The heart of the film lies in the growing romance between Ringo and Ms. Dallas. Both carry an unwanted label, a criminal and a prostitute, but Ringo is not aware of Ms. Dallas’ line of work. Pain is seen in her eyes as he tries to get to know her but she remains reluctant, always on the defensive, to reveal all of herself to him. She is embarrassed of her background and she cannot find the courage to disclose her shame. Hiding it, though it keeps them apart, is, for her, an act of loving him back.

There is an excellent scene between Ms. Dallas and Doc Boone in the hallway, after Mrs. Mallory (Louise Platt) has given birth, where she asks the doctor if it is a good idea to accept Ringo’s marriage proposal and run away to Mexico. Doc Boone, uncharacteristically sober and without comedic jolt that is found in many of his scenes, looks at her with tender intensity as if she were his own daughter and says, even though they know almost nothing about each other, that it is a good idea. It is irrelevant if Doc Boone does or does not believe his own answer. What matters is, although he is constantly under a state of insensibility, he recognizes that it just might be what Ms. Dallas wishes to hear at the time.

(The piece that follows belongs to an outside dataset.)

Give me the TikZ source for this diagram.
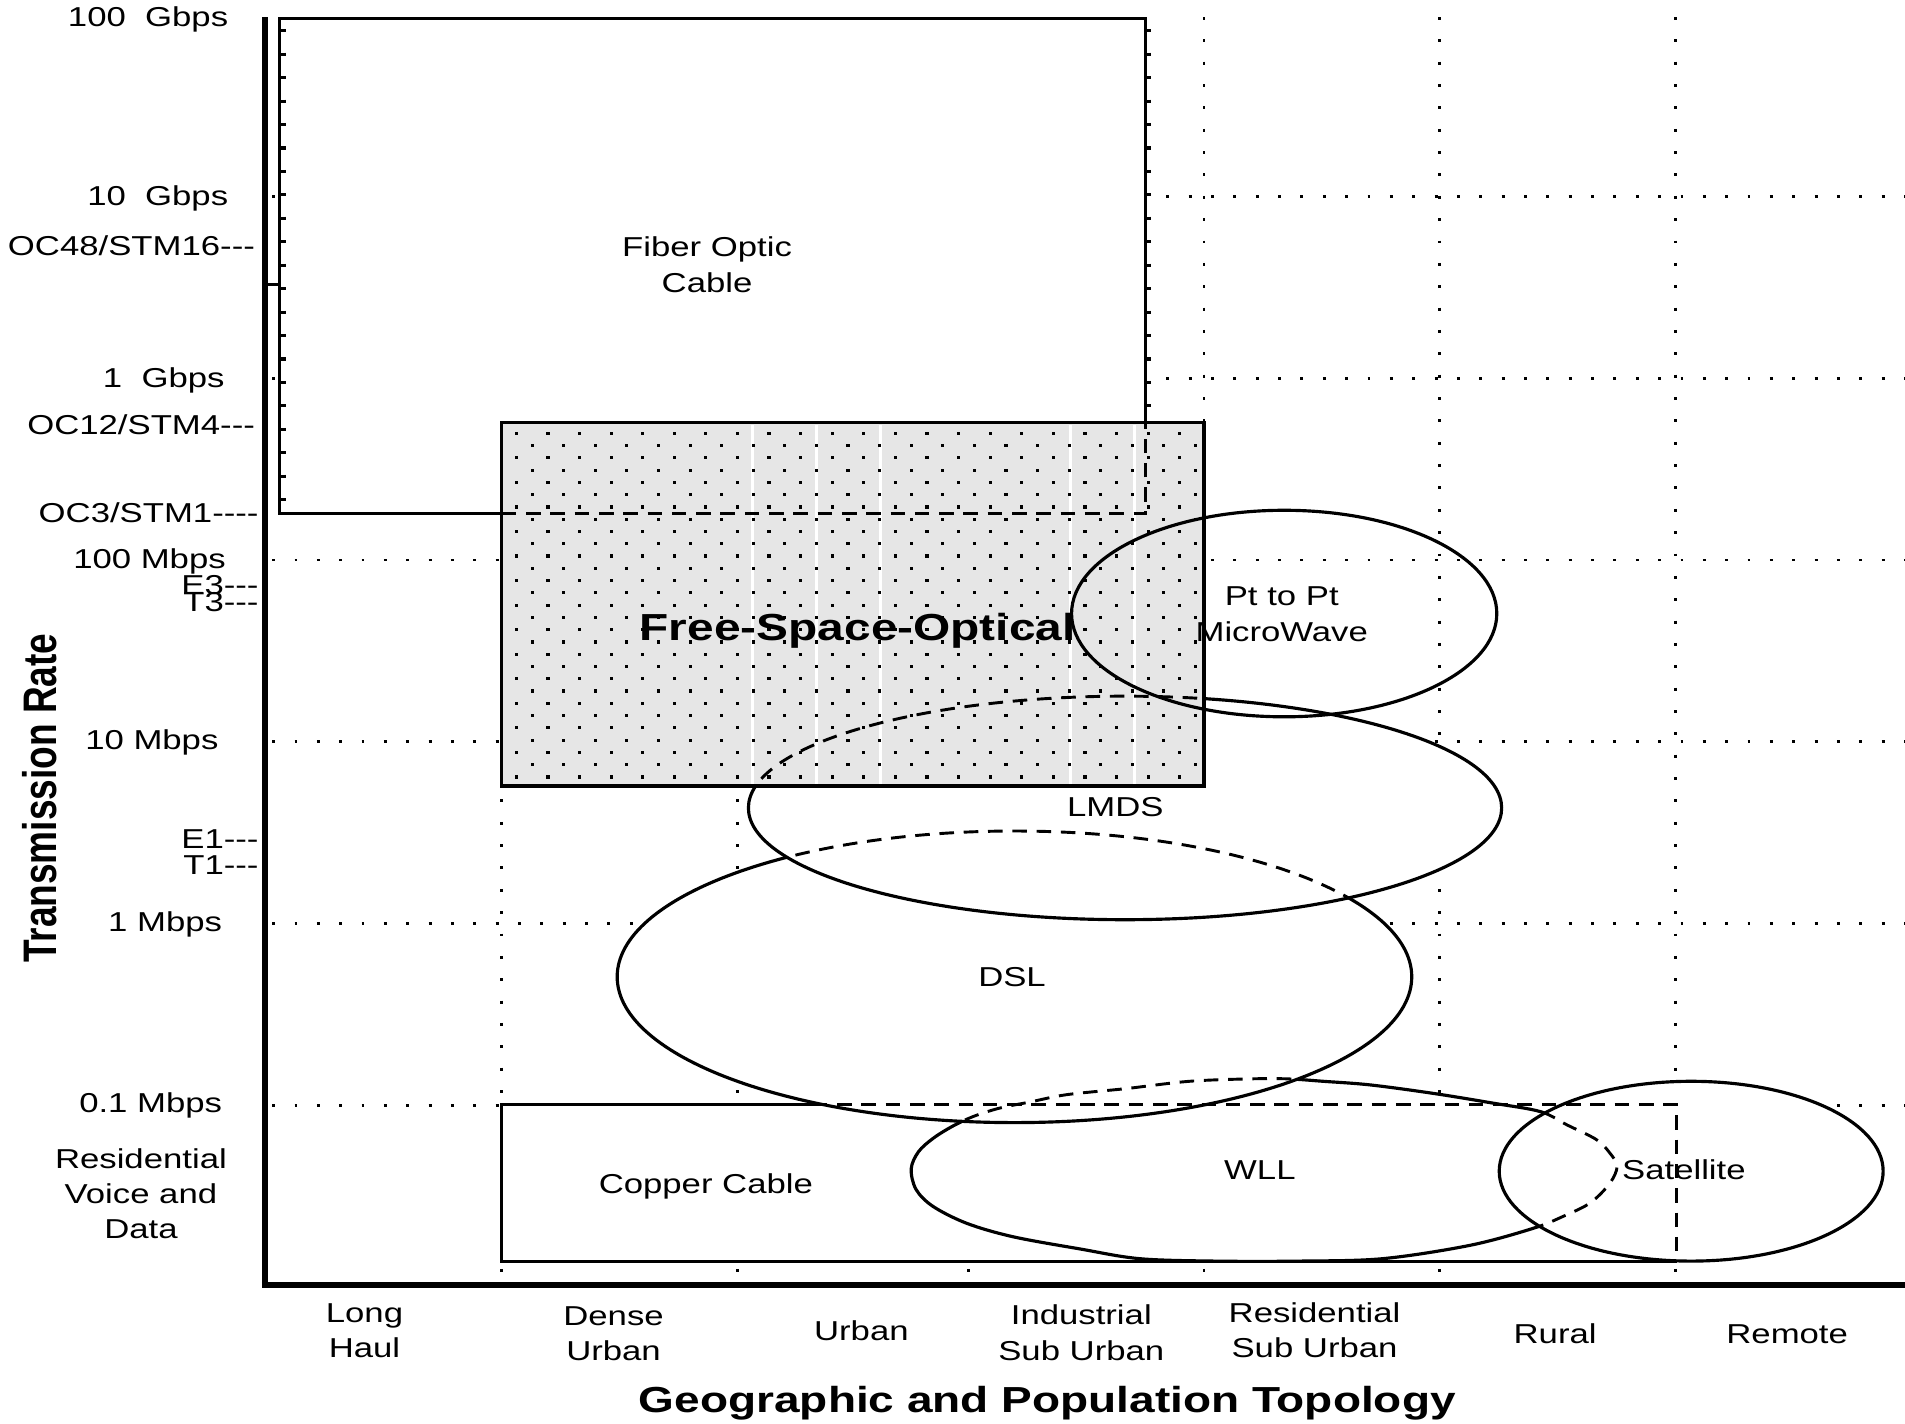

Eventually, the colorful characters find themselves being chased across the desert by the Apaches. The scene is shot with effervescence, increasing momentum, and lyricism. The approaching Apaches can be interpreted as a symbol of the characters’ sins catching up to them. For a long time, it seems like no matter how hard or creative our protagonists try to evade their pursuers, the Indians just kept on coming like a tidal wave. It is thrilling, even scary at times. Every time the camera moves inside the horse-drawn vehicle to get a reaction shot, the claustrophobia reaches a peak.

But the film, I think, is evokes a small but important layer hope. That is, if one has the determination to swim against the ugly prejudice of others as well as one’s own, winning the battle becomes a real possibility. The rest just might fall into place.